O Ensino Jurídico tradicional e a educação bancária

O perfil docente a partir do pensamento de Paulo Freire

Paulo Freire, em sua obra Pedagogia do Oprimido, caracteriza a “educação bancária” como o procedimento metodológico de ensino que privilegia o ato de repetição e memorização do conteúdo ensinado. Assim, o docente, figurativamente, por meio de aulas expositivas, “deposita” na cabeça do aluno conceitos a serem exigidos, posteriormente, na avaliação, quando então, aquele obtém o “extrato” daquilo que foi “depositado”.

A afirmação da predominância da “educação bancária” no ensino jurídico deve ser vista com seriedade. Tal análise se faz a partir da constatação do excesso de teoria que circunda as salas de aula das Faculdades de Direito. Questionar, negar a legitimidade das estruturas jurídicas arcaicas não é algo possível na “educação bancária”, pois, pelo ensino tradicional, meramente expositivo, cabe ao aluno apenas assimilar a realidade teórica transmitida pelo professor. Memorizar e repetir são as saídas possíveis, já que serão essas a atividades mentais a serem exigidas nas avaliações, usualmente caracterizadas como “provas”.

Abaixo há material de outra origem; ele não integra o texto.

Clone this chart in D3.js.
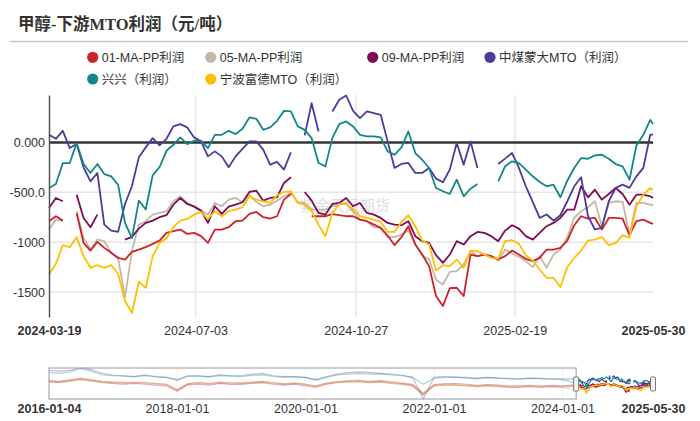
<!DOCTYPE html>
<html>
<head>
<meta charset="utf-8">
<script src="https://d3js.org/d3.v7.min.js"></script>
<style>
body { margin: 0; background: #fff; }
text { font-family: "Liberation Sans", Arial, "Noto Sans CJK SC", sans-serif; fill: #333; }
</style>
</head>
<body>
<script>
// series names / colours, in legend order
var names = ["01-MA-PP利润", "05-MA-PP利润", "09-MA-PP利润", "中煤蒙大MTO（利润）", "兴兴（利润）", "宁波富德MTO（利润）"];
var colors = ["#cc2229", "#c6b8a6", "#7d0c55", "#4b3b9b", "#12878a", "#ffc000"];

// main window: one reading every 5 days from 2024-03-19, last one on 2025-05-30
var startDay = "2024-03-19", endDay = "2025-05-30";

var ma01 = [-790, -740, -784, null, -710, -1007, -1084, -997, -1057, -1107,
    -1157, -1174, -1097, -1074, -1050, -1017, -984, -907, -890, -874,
    -917, -907, -940, -1007, -874, -874, -850, -790, -784, -717,
    -697, -750, -764, -740, -574, -517, null, null, -740, -740,
    -740, -720, -730, -740, -740, -774, -790, -824, -857, -934,
    -1030, -950, -840, -1024, -1124, -1240, -1540, -1640, -1460, -1457,
    -1540, -1124, -1140, -1124, -1140, -1174, -1140, -1084, -1124, -1167,
    -1190, -1157, -1074, -1074, -1057, -984, -830, -740, -764, -757,
    -874, -757, -757, -764, -930, -790, -774, -807, -817];

var ma05 = [-874, -774, -790, null, -690, -957, -1074, -974, -990, -1107,
    -1164, -1550, -1090, -824, -790, -724, -707, -690, -590, -540,
    -607, -640, -684, -724, -607, -640, -574, -557, -600, -530,
    -597, -640, -624, -584, -540, -507, -600, -607, -674, -674,
    -674, -640, -624, -607, -697, -774, -790, -850, -857, -950,
    -950, -924, -884, -1017, -1130, -1174, -1374, -1424, -1297, -1290,
    -1224, -1090, -1140, -1124, -1140, -1184, -1074, -1114, -1147, -1190,
    -1250, -1140, -1257, -1124, -1074, -950, -757, -690, -650, -590,
    -840, -607, -590, -597, -924, -607, -607, -624, -630];

var ma09 = [-657, -557, -590, null, -524, -757, -850, -724, null, null,
    null, -974, -947, -864, -807, -784, -750, -730, -624, -557,
    -617, -644, -684, -807, -640, -717, -644, -624, -600, -497,
    -484, -584, -557, -550, -407, -350, null, -497, -584, -707,
    -724, -617, -607, -557, -640, -607, -707, -724, -757, -807,
    -824, -830, -790, -940, -990, -1007, -1130, -1207, -1124, -990,
    -1024, -940, -897, -907, -940, -990, -884, -830, -864, -940,
    -974, -907, -840, -807, -757, -674, -674, -440, -550, -474,
    -574, -517, -457, -517, -624, -524, -524, -540, -557];

var zmmd = [76, 36, 116, -57, -17, -250, -390, -307, -824, -884,
    -897, -617, -440, -150, -50, 43, -30, 36, 160, 183,
    150, 50, 10, -140, -90, -140, -250, -140, -66, 10,
    10, -73, -223, -196, -273, -100, null, 70, 393, 110,
    null, 310, 427, 470, 316, 243, 310, 293, 277, 10,
    -256, -216, -206, -306, -306, -256, -363, -400, -273, -6,
    -223, 10, -256, null, null, -216, -163, -107, -256, -440,
    -596, -756, -723, -783, -730, -590, -440, -350, -740, -873,
    -856, -590, -456, -423, -456, -340, -256, 77, 77];

var xingxing = [-457, -417, -207, -207, -7, -217, -307, -217, -317, -340,
    -424, -807, -960, -583, -673, -330, -247, -84, -24, 50,
    -17, 17, 17, -57, 76, 76, 116, 83, 136, 250,
    236, 126, 150, 216, 316, 310, 160, 126, 43, -207,
    -240, 43, 183, 210, 160, 76, 60, 60, 50, -90,
    -124, -50, 110, -107, -174, -257, -457, -490, -517, -374,
    -540, -464, -417, null, null, -390, -240, -190, -207, -273,
    -340, -397, -440, -424, -550, -384, -257, -157, -164, -130,
    -124, -164, -217, -240, -374, -30, 76, 226, 183];

var nbfd = [-1324, -1217, -1030, -1050, -950, -1140, -1257, -1230, -1257, -1230,
    -1317, -1590, -1710, -1397, -1457, -1140, -1007, -964, -850, -784,
    -767, -724, -697, -767, -690, -740, -690, -674, -650, -540,
    -574, -590, -607, -530, -497, -490, -607, -624, -690, -824,
    -940, -707, -617, -617, -670, -740, -757, -774, -797, -897,
    -897, -797, -730, -840, -984, -1024, -1284, -1230, -1240, -1174,
    -1257, -1084, -1090, -1124, -1157, -1164, -990, -980, -1017, -1134,
    -1184, -1274, -1357, -1357, -1450, -1250, -1157, -1084, -984, -974,
    -950, -1030, -1010, -930, -957, -640, -524, -457, -474];

// longer history for the navigator strip, one reading every 2 months 2016-01 .. 2024-01
var histStart = "2016-01-04";
var hist01 = [-300, -400, -200, 0, -200, -400, -500, -600, -500, -600, -700, -800, -1500, -700, -600, -700, -500,
    -600, -600, -500, -400, -600, -700, -600, -800, -1000, -600, -400, -300, -300, -400, -300, -500, -600,
    -800, -2000, -800, -700, -700, -800, -900, -800, -900, -1000, -1000, -900, -1000, -900, -1000];
var hist05 = [-200, -300, -150, 50, -100, -300, -450, -500, -450, -500, -600, -700, -1400, -650, -500, -650, -450,
    -550, -550, -450, -350, -500, -650, -550, -700, -950, -550, -350, -250, -250, -350, -250, -450, -550,
    -750, -1900, -750, -650, -650, -750, -850, -750, -850, -950, -900, -850, -950, -850, -950];
var hist09 = [-150, -250, -50, 150, -50, -250, -350, -400, -350, -400, -500, -600, -1300, -550, -400, -500, -350,
    -400, -450, -350, -250, -400, -550, -450, -600, -800, -450, -250, -150, -100, -250, -150, -300, -450,
    -650, -1800, -650, -550, -500, -600, -750, -650, -700, -850, -800, -750, -850, -750, -800];
var histZm = [1200, 1100, 1200, 1500, 1300, 800, 600, 500, 400, 600, 400, 300, 0, 500, 500, 400, 600,
    500, 500, 700, 800, 500, 400, 400, 300, 0, 400, 700, 900, 1000, 900, 800, 700, 600,
    300, -2500, 300, 400, 300, 300, 200, 300, 200, 150, 100, 200, 150, 100, 100];
var histXx = [900, 800, 1000, 1400, 1100, 600, 500, 450, 400, 500, 350, 300, -100, 400, 450, 350, 500,
    450, 400, 550, 600, 400, 300, 350, 250, -50, 300, 600, 700, 800, 700, 750, 600, 500,
    300, -600, 200, 300, 350, 200, 100, 250, 200, 100, 50, 150, 100, 50, 0];
var histNb = [-100, -200, 0, 200, 0, -200, -300, -300, -400, -300, -500, -600, -1300, -500, -400, -500, -300,
    -400, -400, -300, -200, -400, -500, -400, -600, -900, -500, -300, -200, -100, -200, -100, -300, -400,
    -600, -1700, -700, -600, -600, -700, -800, -700, -800, -900, -900, -800, -900, -900, -1000];

// axis ticks
var yTicks = [0, -500, -1000, -1500];
var yTickLabels = ["0.000", "-500.0", "-1000", "-1500"];
var xTicks = ["2024-03-19", "2024-07-03", "2024-10-27", "2025-02-19", "2025-05-30"];
var navTicks = ["2016-01-04", "2018-01-01", "2020-01-01", "2022-01-01", "2024-01-01", "2025-05-30"];

var parseDate = d3.timeParse("%Y-%m-%d");
var fmt = d3.timeFormat("%Y-%m-%d");

// x categories
var dates = d3.timeDay.range(parseDate(startDay), parseDate(endDay), 5);
dates.push(parseDate(endDay));
var histDates = [parseDate(histStart)].concat(
    d3.timeMonth.every(2).range(new Date(2016, 2, 1), new Date(2024, 1, 1)));

var mainSeries = [ma01, ma05, ma09, zmmd, xingxing, nbfd];
var histSeries = [hist01, hist05, hist09, histZm, histXx, histNb];

var width = 700, height = 421;
var plot = {left: 49, right: 653, top: 95, bottom: 317};
var nav = {top: 368, bottom: 399};

var svg = d3.select("body").append("svg")
    .attr("width", width)
    .attr("height", height);

// title + rule
svg.append("text")
    .attr("x", 18)
    .attr("y", 30)
    .style("font-family", "'Liberation Serif', 'Noto Sans CJK SC', serif")
    .style("font-weight", "bold")
    .style("font-size", "16.5px")
    .text("甲醇-下游MTO利润（元/吨）");

svg.append("line")
    .attr("x1", 10).attr("x2", 688)
    .attr("y1", 41.5).attr("y2", 41.5)
    .attr("stroke", "#c8c8c8")
    .attr("stroke-width", 1.5);

// legend
var legendPos = [[92.7, 57.3], [210.7, 57.3], [372.7, 57.3], [490, 57.3], [92.7, 79], [210.7, 79]];
var legend = svg.append("g").selectAll("g")
    .data(names)
    .enter().append("g")
    .attr("transform", function(d, i) { return "translate(" + legendPos[i][0] + "," + legendPos[i][1] + ")"; });
legend.append("circle")
    .attr("r", 5.6)
    .attr("fill", function(d, i) { return colors[i]; });
legend.append("text")
    .attr("x", 9)
    .attr("y", 4.5)
    .style("font-size", "12.5px")
    .text(function(d) { return d; });

// scales
var x = d3.scaleTime()
    .domain([parseDate(startDay), parseDate(endDay)])
    .range([plot.left, plot.right]);
var y = d3.scaleLinear()
    .domain([-1750, 475])
    .range([plot.bottom, plot.top]);

// grid
svg.append("g").selectAll("line")
    .data(yTicks.filter(function(d) { return d !== 0; }))
    .enter().append("line")
    .attr("x1", plot.left).attr("x2", plot.right)
    .attr("y1", function(d) { return y(d); })
    .attr("y2", function(d) { return y(d); })
    .attr("stroke", "#e6e6e6")
    .attr("stroke-width", 1.5);

svg.append("g").selectAll("line")
    .data(xTicks.slice(1, -1))
    .enter().append("line")
    .attr("x1", function(d) { return x(parseDate(d)); })
    .attr("x2", function(d) { return x(parseDate(d)); })
    .attr("y1", plot.top).attr("y2", plot.bottom)
    .attr("stroke", "#e6e6e6")
    .attr("stroke-width", 1.5);

svg.append("line")
    .attr("x1", plot.left).attr("x2", plot.right)
    .attr("y1", y(0)).attr("y2", y(0))
    .attr("stroke", "#333")
    .attr("stroke-width", 2.5);

// watermark
svg.append("text")
    .attr("x", 345)
    .attr("y", 211)
    .attr("text-anchor", "middle")
    .style("font-size", "15px")
    .style("fill", "#c8c8c8")
    .style("opacity", 0.6)
    .text("紫金天风期货");

// series lines
var line = d3.line()
    .defined(function(d) { return d != null; })
    .x(function(d, i) { return x(dates[i]); })
    .y(function(d) { return y(d); });

var drawOrder = [1, 0, 2, 3, 4, 5];
svg.append("g").selectAll("path")
    .data(drawOrder)
    .enter().append("path")
    .attr("fill", "none")
    .attr("stroke", function(k) { return colors[k]; })
    .attr("stroke-width", 1.8)
    .attr("stroke-linejoin", "round")
    .attr("d", function(k) { return line(mainSeries[k]); });

// y axis
var yAxis = svg.append("g")
    .attr("transform", "translate(" + plot.left + ",0)")
    .call(d3.axisLeft(y)
        .tickValues(yTicks)
        .tickFormat(function(d, i) { return yTickLabels[i]; })
        .tickSize(0)
        .tickPadding(4));
yAxis.select(".domain").attr("stroke", "#555").attr("stroke-width", 1.5);
yAxis.selectAll("text").style("font-size", "12.5px").style("fill", "#333");

// x axis
var xAxis = svg.append("g")
    .attr("transform", "translate(0," + plot.bottom + ")")
    .call(d3.axisBottom(x)
        .tickValues(xTicks.map(parseDate))
        .tickFormat(fmt)
        .tickSize(0)
        .tickPadding(9));
xAxis.select(".domain").remove();
xAxis.selectAll("text")
    .style("font-size", "12.5px")
    .style("fill", "#333")
    .style("font-weight", function(d, i) { return (i === 0 || i === xTicks.length - 1) ? "bold" : "normal"; });

// navigator
var navX = d3.scaleTime()
    .domain([parseDate(histStart), parseDate(endDay)])
    .range([plot.left, plot.right]);
var navY = d3.scaleLinear()
    .domain([-2500, 1500])
    .range([nav.bottom, nav.top]);
var selX = navX(parseDate(startDay));

var allDates = histDates.concat(dates);
var navLine = d3.line()
    .defined(function(d) { return d != null; })
    .x(function(d, i) { return navX(allDates[i]); })
    .y(function(d) { return navY(d); });

var defs = svg.append("defs");
defs.append("clipPath").attr("id", "navOut")
    .append("rect")
    .attr("x", plot.left).attr("y", nav.top - 5)
    .attr("width", selX - plot.left).attr("height", nav.bottom - nav.top + 10);
defs.append("clipPath").attr("id", "navIn")
    .append("rect")
    .attr("x", selX).attr("y", nav.top - 5)
    .attr("width", plot.right - selX).attr("height", nav.bottom - nav.top + 10);

svg.append("g").selectAll("line")
    .data(navTicks.slice(1, -1))
    .enter().append("line")
    .attr("x1", function(d) { return navX(parseDate(d)); })
    .attr("x2", function(d) { return navX(parseDate(d)); })
    .attr("y1", nav.top).attr("y2", nav.bottom)
    .attr("stroke", "#f0f0f0");

svg.append("g").attr("clip-path", "url(#navOut)")
    .selectAll("path")
    .data(drawOrder)
    .enter().append("path")
    .attr("fill", "none")
    .attr("stroke", function(k) { return colors[k]; })
    .attr("stroke-opacity", 0.35)
    .attr("stroke-width", 1.2)
    .attr("d", function(k) { return navLine(histSeries[k].concat(mainSeries[k])); });

svg.append("g").attr("clip-path", "url(#navIn)")
    .selectAll("path")
    .data(drawOrder)
    .enter().append("path")
    .attr("fill", "none")
    .attr("stroke", function(k) { return colors[k]; })
    .attr("stroke-width", 1.2)
    .attr("d", function(k) { return navLine(histSeries[k].concat(mainSeries[k])); });

svg.append("rect")
    .attr("x", plot.left).attr("y", nav.top)
    .attr("width", selX - plot.left).attr("height", nav.bottom - nav.top)
    .attr("fill", "none")
    .attr("stroke", "#999")
    .attr("stroke-width", 1);

svg.append("g").selectAll("rect")
    .data([selX, plot.right])
    .enter().append("rect")
    .attr("x", function(d) { return d - 2.5; })
    .attr("y", 377)
    .attr("width", 5)
    .attr("height", 14)
    .attr("rx", 1)
    .attr("fill", "#f4f4f4")
    .attr("stroke", "#777")
    .attr("stroke-width", 1);

var navAxis = svg.append("g")
    .attr("transform", "translate(0," + nav.bottom + ")")
    .call(d3.axisBottom(navX)
        .tickValues(navTicks.map(parseDate))
        .tickFormat(fmt)
        .tickSize(0)
        .tickPadding(5));
navAxis.select(".domain").remove();
navAxis.selectAll("text")
    .style("font-size", "12.5px")
    .style("fill", "#333")
    .style("font-weight", function(d, i) { return (i === 0 || i === navTicks.length - 1) ? "bold" : "normal"; });
</script>
</body>
</html>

Mantida a prevalência das aulas expositivas como procedimento didático-pedagógico, muito pouco se pode fazer para alterar o atual estado das coisas em matéria de ensino jurídico, pois que, tais perfis de competências e habilidades são referenciais inadequados à formação profissional adequada às demandas sociais atuais.

Segundo Paulo Freire, essa estrutura expositiva é capaz de reduzir o ensino a algo insubsistente, muito aquém de possibilitar uma efetividade do processo de ensino e aprendizagem em face do mundo real. Nesse sentido, regras jurídicas potencialmente injustas ou até tecnicamente incorretas (inconstitucionais), por vezes contrárias aos interesses da maioria da população, tem sua racionalidade e aceitação reproduzida nos cenários das salas de aula, pelos discursos recriados nas transmissões dos docentes.

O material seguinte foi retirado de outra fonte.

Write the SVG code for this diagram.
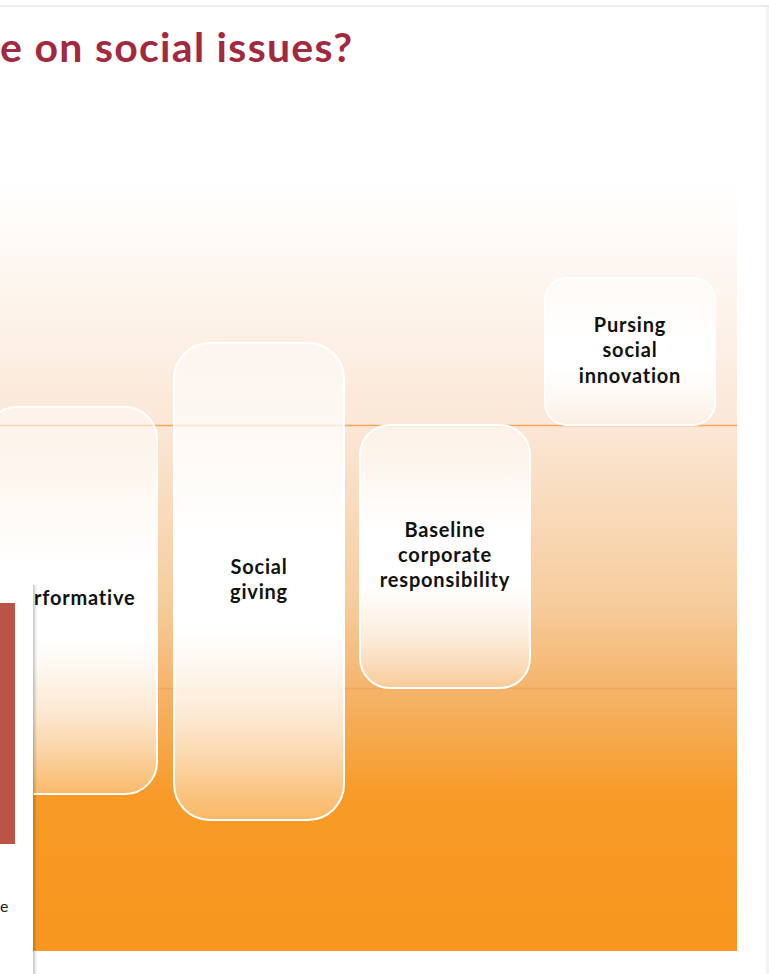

Criam-se, daí, como se pode pressupor, profissionais “bancários” do Direito, com atuação centrada nas racionalidades jurídicas assimiladas na academia.

A antítese a esse estado de coisas inicia-se com a exigência da presença de um docente com perfil de agente humanizador. Apto a utilizar conteúdos e metodologias de ensino sensíveis às transformações culturais e novas demandas sociais existentes. Isso é necessário porque se deve levar em consideração que o docente de hoje nada mais foi do que o aluno do ensino jurídico de ontem, potencialmente educado mediante a utilização de aulas expositivas (“bancárias”).

Integrando-se tais idéias, um perfil sugestivo para a docência contemporânea no ensino jurídico poderia conter os seguintes elementos:

a) transmissão crítica e criativa dos conhecimentos, obtidos mediante constante processo de investigação;

b) problematização e estimulação à produção de soluções harmônicas com conteúdo social;

c) utilização diversificada de técnicas pedagógicas de ensino e aprendizagem;

d) discernimento e auto-avaliação pedagógica (reciclagem constante);

e) liderança em formação de grupos de estudo;

f) inteligência emocional;

g) ética voltada à responsabilidade social;

Para ocorrerem mudanças substanciais nos cursos jurídicos, mister se faz o reconhecimento da prevalência da “educação bancária” e seu enfrentamento pelo acolhimento de novos perfis docentes a serem seguidos pelas Faculdades de Direito.